We wanted to explore how HYCU protects Nutanix Files.
Our experience tells us that while it’s easy to provide basic protection of an SMB share, getting file system backup right requires greater integration between the file system and backup application.
First, we created a dataset to protect. The folks at HYCU gave us remote access to a 3 node Nutanix AHV cluster in their Boston headquarters, complete with a Nutanix Files server and HYCU instance. They also gave us access to a backup target within the HYCU environment.
Because actual backup performance depends on so many factors, and we were working on shared infrastructure, we believe the 15MB/s backup rate we saw in testing could be improved with a little tuning to HYCU and/or the generic backup target.
We created a share on the AFS (Acropolis File Server), mounted it from a Windows Server 2012 virtual machine, and ran a script to create a test file system.
The resulting file system contained:
- Files 3,831,596
- Folders 91,438
- Total size 237.3GiB or is it 586.23GiB
The initial set of data is big enough, in both number of files and total size, to make both walking the file system for changed files, and frequent full backups, impractical.
We created a backup policy to backup our file system every two hours. Then we started a script that created new files, appended to existing files, deleted files, and generally pretended to be a group of users working for a day on the same two-hour schedule.
After a couple of days we had a pretty good emulation of users working for a month, so we examined the results.
Our script was programed to create about 5% new data each run. When we looked, we saw that every 5th or 6th backup was a full copy, keeping in line with the 25% threshold specified in our policy.
We were also curious about how quickly HYCU would catalog the file share, the Achillies heel of traditional backup solutions. HCYU regularly took less than a minute from job kickoff to actually moving data to the generic backup target, with most of that time consumed by the Nutanix system creating a snapshot.
Regardless of whether we changed 100 files or 100,000, HYCU never took more than 10 seconds to catalog the share and start moving data once the snapshot was ready.
We Backup to Restore
More specifically, we backup file shares to be able to restore the files our users, and their applications, have overwritten, renamed, and otherwise deleted.
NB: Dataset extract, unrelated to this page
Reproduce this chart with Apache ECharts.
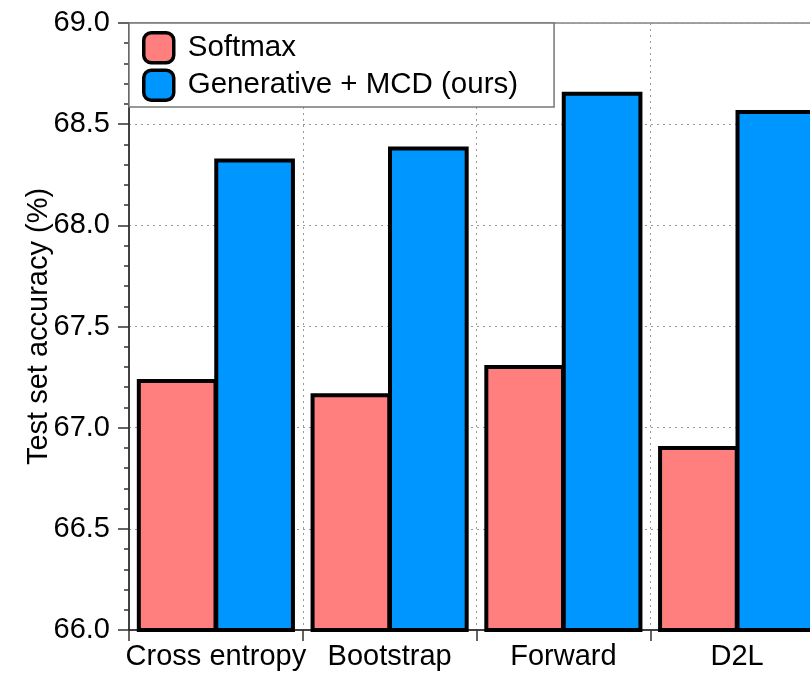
<!DOCTYPE html>
<html>
<head>
<meta charset="utf-8">
<script src="https://cdn.jsdelivr.net/npm/echarts@6/dist/echarts.min.js"></script>
<style>
  html, body { margin: 0; padding: 0; background: #fff; }
  #chart { width: 810px; height: 674px; }
</style>
</head>
<body>
<div id="chart"></div>
<script>
// Test accuracy per training loss, softmax baseline vs. generative classifier + MCD
const categories = ['Cross entropy', 'Bootstrap', 'Forward', 'D2L'];
const softmaxAcc = [67.24, 67.17, 67.31, 66.91];
const generativeAcc = [68.33, 68.39, 68.66, 68.57];
const seriesNames = ['Softmax', 'Generative + MCD (ours)'];
const yMin = 66.0, yMax = 69.0, yStep = 0.5;

const FONT = 'Liberation Sans, Arial, Helvetica, sans-serif';
const chart = echarts.init(document.getElementById('chart'));

chart.setOption({
  animation: false,
  backgroundColor: '#ffffff',
  textStyle: { fontFamily: FONT },
  grid: {
    left: 129, top: 23, width: 695, bottom: 44,
    outerBoundsMode: 'none',
    show: true, borderColor: '#444', borderWidth: 1,
    containLabel: false
  },
  legend: {
    data: seriesNames,
    orient: 'vertical',
    left: 129, top: 23,
    padding: [8, 36, 5, 13],
    itemGap: 4,
    itemWidth: 30, itemHeight: 30,
    icon: 'roundRect',
    backgroundColor: '#ffffff',
    borderColor: '#777',
    borderWidth: 1.5,
    borderRadius: 0,
    itemStyle: { borderColor: '#000', borderWidth: 3.5 },
    textStyle: { fontFamily: FONT, fontSize: 29.5, color: '#000', padding: [0, 0, 0, 9] }
  },
  xAxis: {
    type: 'category',
    data: categories,
    boundaryGap: true,
    axisLine: { show: true, lineStyle: { color: '#222', width: 1.5 } },
    axisTick: { show: true, interval: 0, inside: false, length: 11, lineStyle: { color: '#333', width: 1.5 } },
    axisLabel: { interval: 0, fontFamily: FONT, fontSize: 29, color: '#000', margin: 12 },
    splitLine: { show: true, interval: 0, lineStyle: { color: '#999', type: [2, 4], width: 1 } }
  },
  yAxis: {
    type: 'value',
    min: yMin, max: yMax, interval: yStep,
    name: 'Test set accuracy (%)',
    nameLocation: 'middle',
    nameGap: 76,
    nameMoveOverlap: false,
    nameTextStyle: { fontFamily: FONT, fontSize: 29, color: '#000' },
    axisLine: { show: true, lineStyle: { color: '#222', width: 1.5 } },
    axisTick: { show: true, inside: false, length: 11, lineStyle: { color: '#333', width: 1.5 } },
    minorTick: { show: true, splitNumber: 5, length: 5, lineStyle: { color: '#333', width: 1.5 } },
    axisLabel: {
      fontFamily: FONT, fontSize: 29, color: '#000', margin: 19,
      formatter: v => v.toFixed(1)
    },
    splitLine: { show: true, lineStyle: { color: '#999', type: [2, 4], width: 1 } }
  },
  series: [
    {
      name: seriesNames[0], type: 'bar', data: softmaxAcc,
      barGap: '-4%', barCategoryGap: '9%',
      itemStyle: { color: '#FF7F7F', borderColor: '#000', borderWidth: 4 }
    },
    {
      name: seriesNames[1], type: 'bar', data: generativeAcc,
      barGap: '-4%', barCategoryGap: '9%',
      itemStyle: { color: '#0096FF', borderColor: '#000', borderWidth: 4 }
    }
  ]
});
</script>
</body>
</html>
Restoring files with HYCU is simple.
First, choose the share to display the various restore points available.
Select a restore point and click the ‘Browse and restore’ button to open a tree view of the share at the time of the selected backup.
Select the file(s) you need, then choose if you want the restored files redirected or renamed. Voila! That important contract your CEO “misplaced” is right where it should be.
The ‘Export share’ button, which we didn’t test, will restore the whole share to another file server/NAS.
Conclusions
HYCU clearly demonstrates the advantages of a modern, policy-centric backup application that’s tightly integrated with the platform it protects.
Administrators can think in the RPO/RTO terms relevant to business needs to define policies, and view if the system complies with those policies.
The tight Nutanix integration lets HYCU manage Nutanix snapshots as restore points, automatically assign newly created VMs to a default policy, and leverage Nutanix’ Changed File Tracking API to backup Nutanix Files shares with minimum impact.
Our testing of HYCU to protect Nutanix Files showed that it could identify the changed files for an incremental backup in ten seconds, even when we changed only 100 files in a file system of over 3.8 million files. A challenge that would have taken a conventional backup solution hours while placing a significant load on the file system scanning metadata.
Organizations investing in Nutanix infrastructure should take a good look at HYCU. Platform-specific solutions like HYCU have historically supported backup-enabling APIs like CFT six to eighteen months faster than enterprise backup providers.